Outdoor gateways often require higher upfront investment, but they may reduce the total number of gateways needed. In a large-area deployment, that can make the economics favorable over time. The key is to compare full installed cost against actual coverage objectives, not unit price alone.

It also helps to think past day one. If the network will expand over the next two to five years, an outdoor-first strategy may avoid later redesign. If the project is localized and likely to stay that way, indoor infrastructure may remain the more practical choice.

A practical way to choose

If your endpoints are mostly inside one building or a controlled indoor environment, start by evaluating an indoor gateway. If your devices are distributed across streets, yards, campuses, fields, or multiple structures, an outdoor gateway should be the default starting point.

Then test that assumption against the site reality. Ask whether you have elevated mounting options, how difficult installation access will be, what backhaul is available, and how much signal loss the environment is likely to introduce. Also consider whether the deployment is a pilot, a fixed-scope production network, or the first phase of a larger rollout.

For many mature deployments, the right answer is not either-or. Hybrid architecture is common.
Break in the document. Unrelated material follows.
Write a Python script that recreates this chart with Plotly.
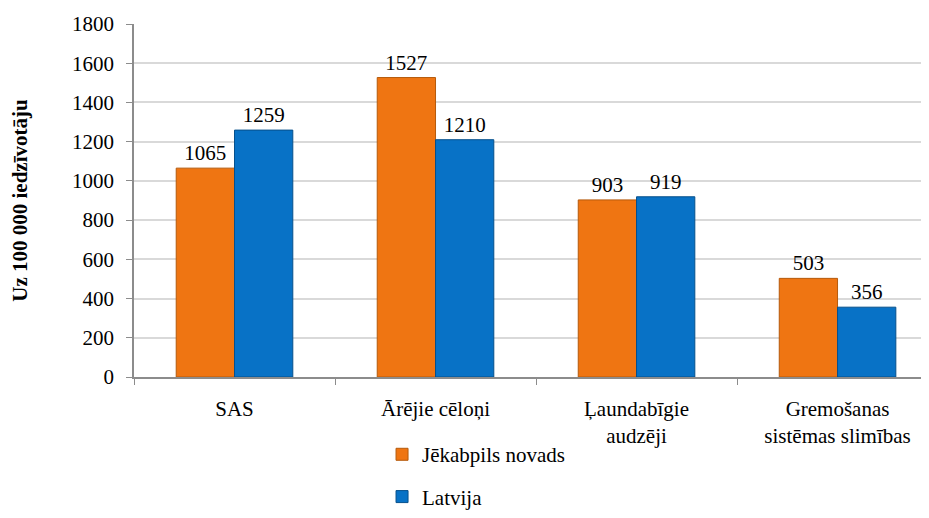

Indoor gateways can support dense building interiors while outdoor gateways provide macro coverage across the surrounding area. This layered approach is often the most effective way to balance performance, cost, and resilience in mixed environments.
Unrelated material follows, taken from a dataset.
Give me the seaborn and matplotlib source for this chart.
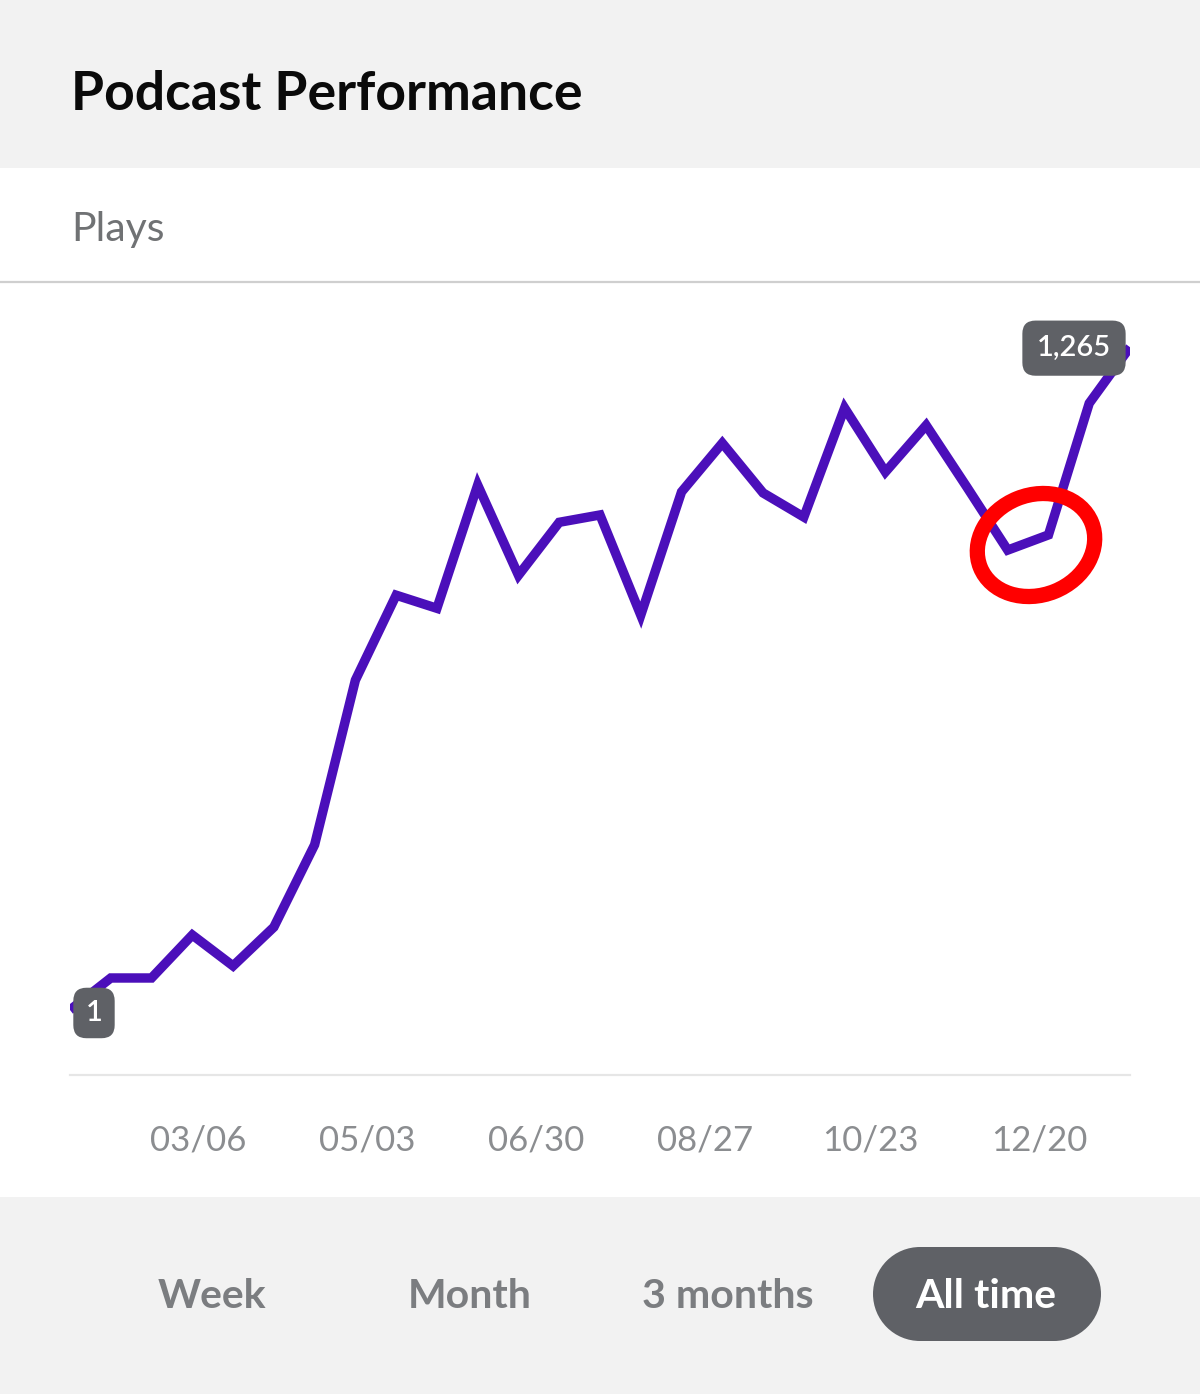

For organizations evaluating gateways from established vendors, the decision should be tied to deployment conditions, not just product tier. That is where a specialist partner such as LoRaWorld can add value by helping teams align gateway class, antenna strategy, and installation model with the actual coverage target.

Indoor versus outdoor gateways for scaling networks

As networks grow, gateway decisions become less forgiving. A gateway that works for a ten-device proof of concept may become a bottleneck or a coverage gap when the deployment scales to hundreds or thousands of endpoints. Indoor gateways can be ideal for contained growth, but outdoor gateways often provide a stronger base when expansion across wider areas is likely.

Capacity planning, overlap strategy, and maintenance workflow should all be considered alongside coverage. This is especially true in enterprise, municipal, and utility settings where reliability expectations are higher and truck rolls are costly.

The best gateway choice is the one that fits the environment, the rollout plan, and the operational model at the same time. If you get that alignment right, the network tends to be easier to deploy, easier to support, and easier to extend when the next phase arrives.

Choose for the site you have now, but design for the network you expect to run a year from now.